PROBLEM DETAILS → Copy each line in which the string "script" occurs.

EXERCISE INPUT →
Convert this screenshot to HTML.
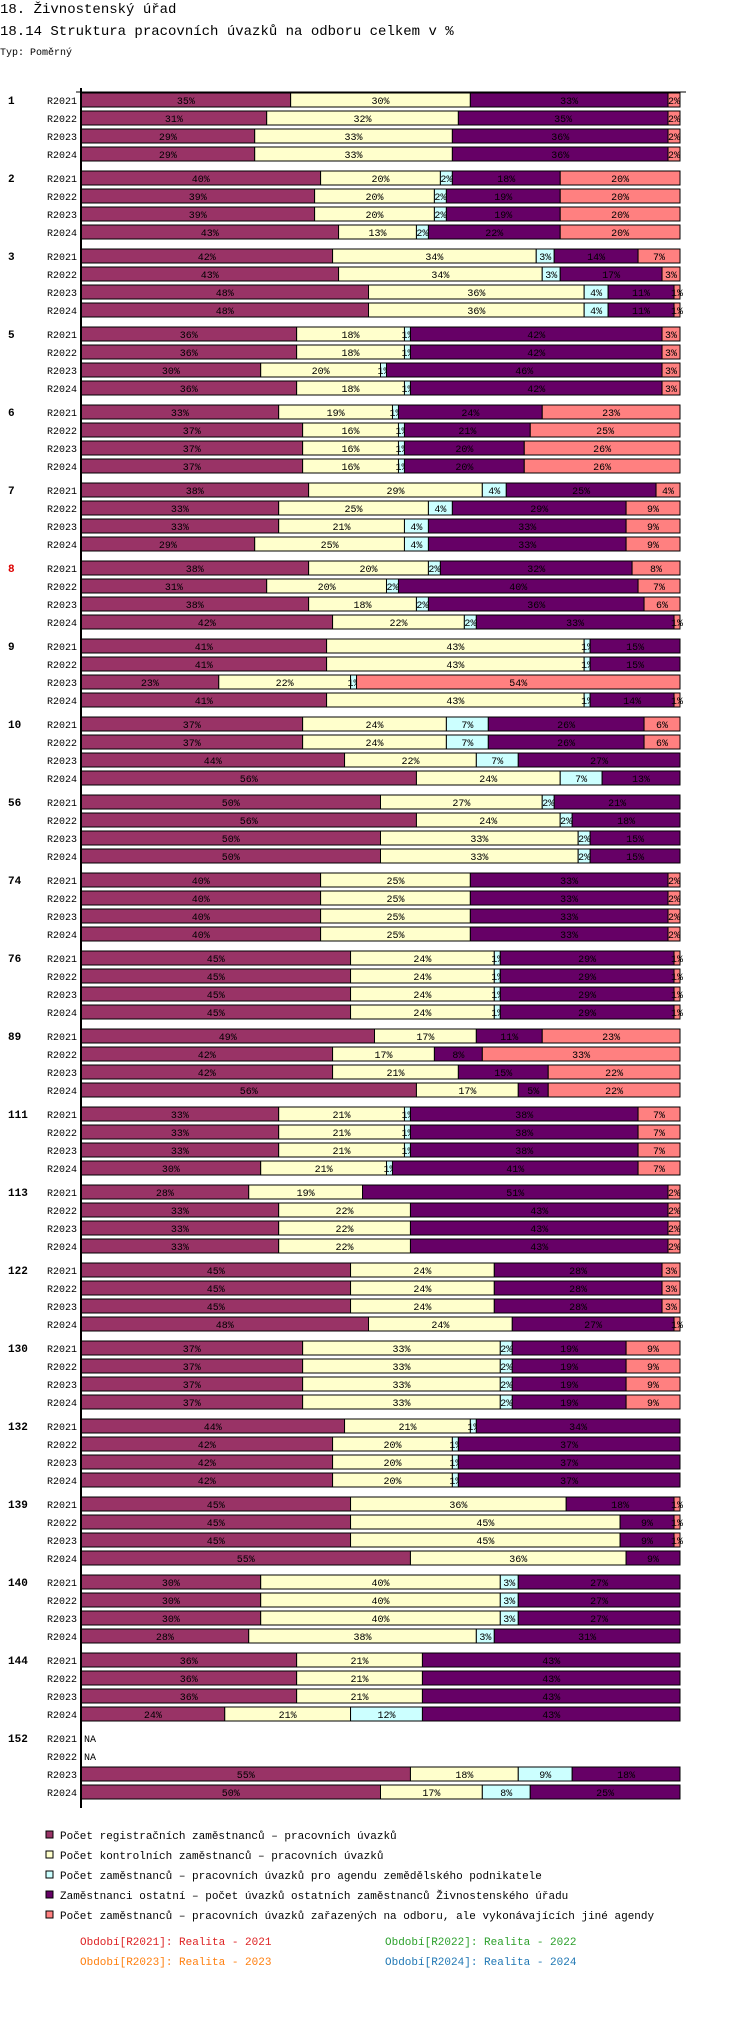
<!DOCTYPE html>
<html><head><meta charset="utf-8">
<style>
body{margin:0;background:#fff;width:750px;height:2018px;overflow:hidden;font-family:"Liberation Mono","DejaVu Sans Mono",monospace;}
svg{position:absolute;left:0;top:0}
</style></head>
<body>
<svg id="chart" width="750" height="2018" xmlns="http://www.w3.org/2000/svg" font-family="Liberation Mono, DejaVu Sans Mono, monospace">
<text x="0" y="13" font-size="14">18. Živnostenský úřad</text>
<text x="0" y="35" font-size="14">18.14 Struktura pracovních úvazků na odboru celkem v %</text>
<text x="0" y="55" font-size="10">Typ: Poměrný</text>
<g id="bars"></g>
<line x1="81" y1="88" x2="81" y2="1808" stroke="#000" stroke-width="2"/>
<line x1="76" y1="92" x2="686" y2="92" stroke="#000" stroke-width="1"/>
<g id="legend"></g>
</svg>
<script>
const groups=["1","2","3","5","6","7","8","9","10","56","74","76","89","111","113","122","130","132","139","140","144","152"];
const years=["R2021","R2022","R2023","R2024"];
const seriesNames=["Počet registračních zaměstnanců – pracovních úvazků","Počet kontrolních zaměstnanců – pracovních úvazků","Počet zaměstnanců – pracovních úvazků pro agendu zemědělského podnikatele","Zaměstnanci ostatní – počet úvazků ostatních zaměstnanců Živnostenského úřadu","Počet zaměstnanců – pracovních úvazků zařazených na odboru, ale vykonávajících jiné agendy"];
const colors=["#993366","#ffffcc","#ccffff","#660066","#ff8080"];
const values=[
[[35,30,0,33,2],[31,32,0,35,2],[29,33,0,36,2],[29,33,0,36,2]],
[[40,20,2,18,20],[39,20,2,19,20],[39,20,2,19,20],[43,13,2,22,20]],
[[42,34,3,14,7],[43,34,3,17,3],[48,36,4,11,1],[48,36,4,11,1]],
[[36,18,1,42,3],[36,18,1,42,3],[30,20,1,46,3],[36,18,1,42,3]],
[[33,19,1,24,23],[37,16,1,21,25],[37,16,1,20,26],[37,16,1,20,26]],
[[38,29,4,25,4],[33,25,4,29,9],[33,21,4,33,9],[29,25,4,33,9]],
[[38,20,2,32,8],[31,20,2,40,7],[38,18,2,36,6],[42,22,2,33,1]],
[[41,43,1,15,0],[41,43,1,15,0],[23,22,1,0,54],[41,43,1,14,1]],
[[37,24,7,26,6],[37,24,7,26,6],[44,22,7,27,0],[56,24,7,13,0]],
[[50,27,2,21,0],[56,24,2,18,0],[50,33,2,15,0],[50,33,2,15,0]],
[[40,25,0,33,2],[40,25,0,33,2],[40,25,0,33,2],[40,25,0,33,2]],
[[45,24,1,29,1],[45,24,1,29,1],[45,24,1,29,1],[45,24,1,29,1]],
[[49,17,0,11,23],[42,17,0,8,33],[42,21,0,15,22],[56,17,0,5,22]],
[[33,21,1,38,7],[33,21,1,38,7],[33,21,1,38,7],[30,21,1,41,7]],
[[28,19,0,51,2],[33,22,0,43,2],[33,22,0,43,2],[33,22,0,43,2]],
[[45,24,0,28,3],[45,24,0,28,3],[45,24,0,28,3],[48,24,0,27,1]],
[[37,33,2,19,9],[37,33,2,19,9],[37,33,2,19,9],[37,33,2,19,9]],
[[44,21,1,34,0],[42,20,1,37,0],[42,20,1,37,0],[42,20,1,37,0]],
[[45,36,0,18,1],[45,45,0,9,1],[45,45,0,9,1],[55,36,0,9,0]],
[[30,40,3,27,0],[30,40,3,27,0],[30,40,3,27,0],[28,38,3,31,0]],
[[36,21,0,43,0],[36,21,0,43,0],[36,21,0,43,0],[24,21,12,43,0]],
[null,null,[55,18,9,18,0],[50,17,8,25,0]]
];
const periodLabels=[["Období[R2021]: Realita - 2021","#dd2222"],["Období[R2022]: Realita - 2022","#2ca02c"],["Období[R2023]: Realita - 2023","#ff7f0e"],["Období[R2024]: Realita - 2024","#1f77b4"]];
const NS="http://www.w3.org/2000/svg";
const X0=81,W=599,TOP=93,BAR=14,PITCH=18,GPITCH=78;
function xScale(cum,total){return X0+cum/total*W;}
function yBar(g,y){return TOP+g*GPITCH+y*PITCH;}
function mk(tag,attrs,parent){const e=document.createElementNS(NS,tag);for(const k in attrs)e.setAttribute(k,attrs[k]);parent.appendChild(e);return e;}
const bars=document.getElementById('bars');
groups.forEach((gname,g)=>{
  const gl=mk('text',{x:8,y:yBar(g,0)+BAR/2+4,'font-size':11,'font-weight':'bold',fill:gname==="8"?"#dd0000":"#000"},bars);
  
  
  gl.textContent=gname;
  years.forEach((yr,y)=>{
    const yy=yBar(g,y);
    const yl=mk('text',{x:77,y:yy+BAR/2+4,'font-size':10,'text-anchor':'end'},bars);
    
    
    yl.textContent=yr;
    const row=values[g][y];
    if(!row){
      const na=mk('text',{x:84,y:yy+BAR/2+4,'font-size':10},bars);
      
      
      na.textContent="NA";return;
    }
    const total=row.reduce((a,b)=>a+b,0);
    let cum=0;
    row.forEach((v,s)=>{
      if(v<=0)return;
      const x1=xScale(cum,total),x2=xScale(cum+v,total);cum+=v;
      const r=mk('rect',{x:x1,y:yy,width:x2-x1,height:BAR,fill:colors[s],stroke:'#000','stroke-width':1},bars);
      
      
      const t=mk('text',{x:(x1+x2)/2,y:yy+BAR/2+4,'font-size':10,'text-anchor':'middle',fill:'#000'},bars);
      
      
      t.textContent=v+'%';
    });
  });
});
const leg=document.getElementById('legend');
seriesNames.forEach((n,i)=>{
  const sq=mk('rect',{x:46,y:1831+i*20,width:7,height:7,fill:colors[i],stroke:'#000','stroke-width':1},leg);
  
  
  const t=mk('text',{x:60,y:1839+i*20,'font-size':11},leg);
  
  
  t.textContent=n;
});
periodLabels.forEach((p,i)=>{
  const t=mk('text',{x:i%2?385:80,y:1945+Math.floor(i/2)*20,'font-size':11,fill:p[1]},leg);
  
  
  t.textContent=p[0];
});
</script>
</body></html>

==

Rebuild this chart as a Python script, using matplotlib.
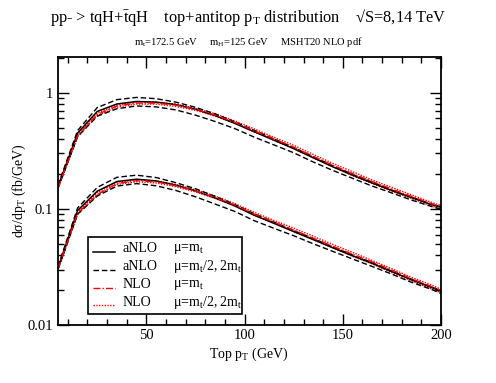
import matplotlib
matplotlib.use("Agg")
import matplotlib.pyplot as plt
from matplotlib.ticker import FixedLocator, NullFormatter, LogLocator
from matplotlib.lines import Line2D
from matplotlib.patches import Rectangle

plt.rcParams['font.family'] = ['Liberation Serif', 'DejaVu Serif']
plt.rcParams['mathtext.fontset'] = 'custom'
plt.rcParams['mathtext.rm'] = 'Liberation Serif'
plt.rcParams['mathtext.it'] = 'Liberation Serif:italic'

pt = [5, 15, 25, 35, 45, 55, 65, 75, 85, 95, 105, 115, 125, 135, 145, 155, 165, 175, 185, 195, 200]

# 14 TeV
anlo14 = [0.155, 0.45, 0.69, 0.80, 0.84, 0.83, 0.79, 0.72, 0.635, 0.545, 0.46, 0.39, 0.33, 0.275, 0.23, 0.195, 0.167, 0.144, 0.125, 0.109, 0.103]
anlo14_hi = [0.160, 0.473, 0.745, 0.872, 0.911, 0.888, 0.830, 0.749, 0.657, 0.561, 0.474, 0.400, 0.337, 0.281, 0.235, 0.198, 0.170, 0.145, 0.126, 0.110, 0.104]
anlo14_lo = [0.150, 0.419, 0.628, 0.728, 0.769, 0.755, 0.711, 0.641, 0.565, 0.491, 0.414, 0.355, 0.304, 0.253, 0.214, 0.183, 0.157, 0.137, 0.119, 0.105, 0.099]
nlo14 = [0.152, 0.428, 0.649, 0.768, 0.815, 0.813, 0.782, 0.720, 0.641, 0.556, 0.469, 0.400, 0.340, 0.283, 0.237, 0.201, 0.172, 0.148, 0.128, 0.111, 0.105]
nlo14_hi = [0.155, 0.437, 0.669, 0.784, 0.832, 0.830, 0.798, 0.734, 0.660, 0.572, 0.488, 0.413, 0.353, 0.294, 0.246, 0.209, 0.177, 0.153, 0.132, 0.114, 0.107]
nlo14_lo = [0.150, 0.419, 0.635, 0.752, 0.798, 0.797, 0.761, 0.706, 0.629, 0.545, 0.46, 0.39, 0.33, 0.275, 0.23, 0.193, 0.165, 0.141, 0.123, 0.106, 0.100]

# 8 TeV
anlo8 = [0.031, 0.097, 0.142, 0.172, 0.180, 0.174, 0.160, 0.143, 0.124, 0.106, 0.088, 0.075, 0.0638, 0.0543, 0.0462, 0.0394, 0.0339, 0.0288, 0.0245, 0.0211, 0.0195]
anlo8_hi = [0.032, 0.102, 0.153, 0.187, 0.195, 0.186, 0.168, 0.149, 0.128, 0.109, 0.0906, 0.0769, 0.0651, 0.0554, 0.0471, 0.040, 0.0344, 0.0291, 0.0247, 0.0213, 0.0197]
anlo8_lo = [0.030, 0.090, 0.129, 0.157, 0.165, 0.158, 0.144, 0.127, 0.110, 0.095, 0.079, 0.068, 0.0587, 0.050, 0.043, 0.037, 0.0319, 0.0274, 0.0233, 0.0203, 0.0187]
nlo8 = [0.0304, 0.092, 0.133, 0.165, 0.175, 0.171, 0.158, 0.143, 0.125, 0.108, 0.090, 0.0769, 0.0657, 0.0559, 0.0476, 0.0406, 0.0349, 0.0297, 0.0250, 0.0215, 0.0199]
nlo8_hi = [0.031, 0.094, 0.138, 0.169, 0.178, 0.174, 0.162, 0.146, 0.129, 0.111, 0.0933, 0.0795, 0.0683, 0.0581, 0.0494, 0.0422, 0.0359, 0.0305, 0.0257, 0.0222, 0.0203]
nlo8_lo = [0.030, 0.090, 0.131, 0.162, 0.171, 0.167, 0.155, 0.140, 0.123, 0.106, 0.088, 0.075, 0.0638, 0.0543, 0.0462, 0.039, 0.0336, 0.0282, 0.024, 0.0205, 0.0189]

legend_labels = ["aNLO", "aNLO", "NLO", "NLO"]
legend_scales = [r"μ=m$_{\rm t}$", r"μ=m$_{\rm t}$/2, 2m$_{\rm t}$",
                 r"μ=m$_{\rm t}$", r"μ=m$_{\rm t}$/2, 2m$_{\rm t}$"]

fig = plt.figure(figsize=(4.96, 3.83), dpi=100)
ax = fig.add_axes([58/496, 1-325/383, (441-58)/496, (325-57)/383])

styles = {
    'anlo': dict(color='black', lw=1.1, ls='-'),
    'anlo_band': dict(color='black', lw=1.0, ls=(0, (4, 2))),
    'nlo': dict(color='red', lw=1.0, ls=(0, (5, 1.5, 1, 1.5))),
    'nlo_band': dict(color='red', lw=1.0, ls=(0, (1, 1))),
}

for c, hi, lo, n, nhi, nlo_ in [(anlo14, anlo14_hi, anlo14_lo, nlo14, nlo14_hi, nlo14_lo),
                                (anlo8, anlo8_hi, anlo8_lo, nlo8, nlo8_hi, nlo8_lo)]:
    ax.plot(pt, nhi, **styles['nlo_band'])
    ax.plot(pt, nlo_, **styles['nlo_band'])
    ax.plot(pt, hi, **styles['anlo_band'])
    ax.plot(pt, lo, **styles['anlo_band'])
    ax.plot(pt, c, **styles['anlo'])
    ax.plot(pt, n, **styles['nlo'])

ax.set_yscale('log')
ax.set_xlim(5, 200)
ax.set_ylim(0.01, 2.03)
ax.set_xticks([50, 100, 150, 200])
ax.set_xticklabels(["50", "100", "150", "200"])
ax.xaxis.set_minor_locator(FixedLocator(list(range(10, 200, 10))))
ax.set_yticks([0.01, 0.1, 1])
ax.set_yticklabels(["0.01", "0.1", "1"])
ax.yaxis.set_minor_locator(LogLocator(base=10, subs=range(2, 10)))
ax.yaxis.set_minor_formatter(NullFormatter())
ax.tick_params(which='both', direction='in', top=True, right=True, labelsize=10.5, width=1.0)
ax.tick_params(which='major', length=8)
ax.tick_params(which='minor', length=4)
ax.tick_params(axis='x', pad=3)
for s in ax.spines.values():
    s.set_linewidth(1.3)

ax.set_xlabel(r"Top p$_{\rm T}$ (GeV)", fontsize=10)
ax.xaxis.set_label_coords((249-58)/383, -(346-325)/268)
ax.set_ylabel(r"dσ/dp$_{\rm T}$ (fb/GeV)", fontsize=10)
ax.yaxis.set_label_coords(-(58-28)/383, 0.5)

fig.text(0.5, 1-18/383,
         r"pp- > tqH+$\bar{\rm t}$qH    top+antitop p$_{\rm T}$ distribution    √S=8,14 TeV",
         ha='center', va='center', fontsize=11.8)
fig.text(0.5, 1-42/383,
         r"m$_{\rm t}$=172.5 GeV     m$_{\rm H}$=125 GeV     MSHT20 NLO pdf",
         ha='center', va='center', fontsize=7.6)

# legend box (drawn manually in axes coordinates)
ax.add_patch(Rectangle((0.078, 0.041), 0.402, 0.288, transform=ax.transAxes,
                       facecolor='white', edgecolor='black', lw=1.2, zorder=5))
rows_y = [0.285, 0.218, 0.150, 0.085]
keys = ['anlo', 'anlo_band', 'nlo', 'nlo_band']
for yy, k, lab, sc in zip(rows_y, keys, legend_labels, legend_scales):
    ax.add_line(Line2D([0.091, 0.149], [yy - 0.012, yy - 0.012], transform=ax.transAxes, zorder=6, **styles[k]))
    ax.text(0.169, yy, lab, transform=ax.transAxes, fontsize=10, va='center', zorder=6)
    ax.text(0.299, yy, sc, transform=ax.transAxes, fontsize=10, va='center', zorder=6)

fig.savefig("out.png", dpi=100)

* * *

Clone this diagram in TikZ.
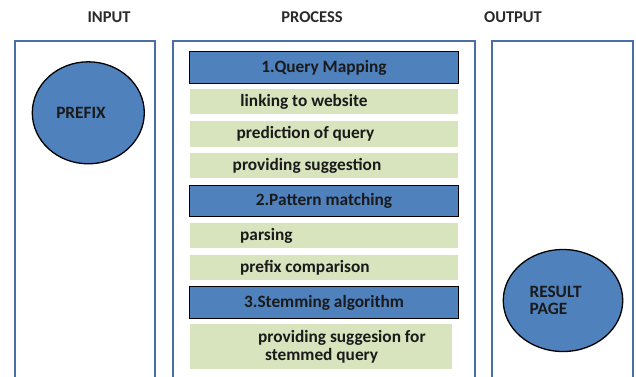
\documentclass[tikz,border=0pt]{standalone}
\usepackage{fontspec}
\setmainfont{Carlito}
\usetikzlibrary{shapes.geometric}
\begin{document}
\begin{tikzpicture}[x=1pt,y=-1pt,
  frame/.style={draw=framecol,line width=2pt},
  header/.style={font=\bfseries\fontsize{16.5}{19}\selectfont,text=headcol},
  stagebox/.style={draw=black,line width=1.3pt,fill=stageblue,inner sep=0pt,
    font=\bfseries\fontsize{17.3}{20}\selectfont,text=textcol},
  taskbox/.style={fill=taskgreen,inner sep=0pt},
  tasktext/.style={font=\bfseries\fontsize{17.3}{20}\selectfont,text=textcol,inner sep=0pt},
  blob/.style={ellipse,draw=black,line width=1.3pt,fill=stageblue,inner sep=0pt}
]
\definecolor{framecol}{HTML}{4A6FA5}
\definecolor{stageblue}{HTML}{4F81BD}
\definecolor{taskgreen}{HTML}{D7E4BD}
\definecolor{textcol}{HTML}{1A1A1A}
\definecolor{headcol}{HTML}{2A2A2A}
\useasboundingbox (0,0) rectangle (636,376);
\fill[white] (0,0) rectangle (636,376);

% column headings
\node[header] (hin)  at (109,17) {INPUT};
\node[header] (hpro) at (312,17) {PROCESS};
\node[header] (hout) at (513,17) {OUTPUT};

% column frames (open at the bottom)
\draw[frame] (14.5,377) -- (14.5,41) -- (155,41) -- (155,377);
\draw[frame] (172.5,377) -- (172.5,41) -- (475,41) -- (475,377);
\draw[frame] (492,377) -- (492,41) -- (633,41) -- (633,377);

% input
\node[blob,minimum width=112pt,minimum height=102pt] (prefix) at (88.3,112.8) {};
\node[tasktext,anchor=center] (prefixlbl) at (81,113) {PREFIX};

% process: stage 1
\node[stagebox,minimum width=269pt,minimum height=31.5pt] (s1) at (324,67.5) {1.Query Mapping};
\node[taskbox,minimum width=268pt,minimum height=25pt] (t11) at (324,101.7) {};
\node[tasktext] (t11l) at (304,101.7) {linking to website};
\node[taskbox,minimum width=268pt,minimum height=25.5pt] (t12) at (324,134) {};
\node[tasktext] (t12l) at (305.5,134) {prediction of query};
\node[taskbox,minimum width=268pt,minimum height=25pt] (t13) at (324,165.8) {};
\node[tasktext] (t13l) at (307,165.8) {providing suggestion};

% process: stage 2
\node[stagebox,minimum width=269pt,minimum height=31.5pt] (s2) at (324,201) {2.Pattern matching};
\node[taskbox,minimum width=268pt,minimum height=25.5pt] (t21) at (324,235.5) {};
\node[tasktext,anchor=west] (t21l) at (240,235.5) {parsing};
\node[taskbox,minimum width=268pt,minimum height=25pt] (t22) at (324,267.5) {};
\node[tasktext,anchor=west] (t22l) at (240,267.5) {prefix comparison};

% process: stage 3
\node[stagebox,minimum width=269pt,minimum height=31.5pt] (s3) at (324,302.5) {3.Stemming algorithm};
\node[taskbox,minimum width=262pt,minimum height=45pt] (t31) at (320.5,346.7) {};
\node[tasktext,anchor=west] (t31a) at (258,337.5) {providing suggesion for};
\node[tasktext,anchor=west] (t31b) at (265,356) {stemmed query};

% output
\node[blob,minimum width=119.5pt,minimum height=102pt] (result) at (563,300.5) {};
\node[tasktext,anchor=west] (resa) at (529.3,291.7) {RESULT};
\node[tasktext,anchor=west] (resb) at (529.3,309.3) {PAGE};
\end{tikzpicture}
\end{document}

OUTPUT OF THE TASK →
<script>
</script>
Rebuild this chart as a Python script, using matplotlib.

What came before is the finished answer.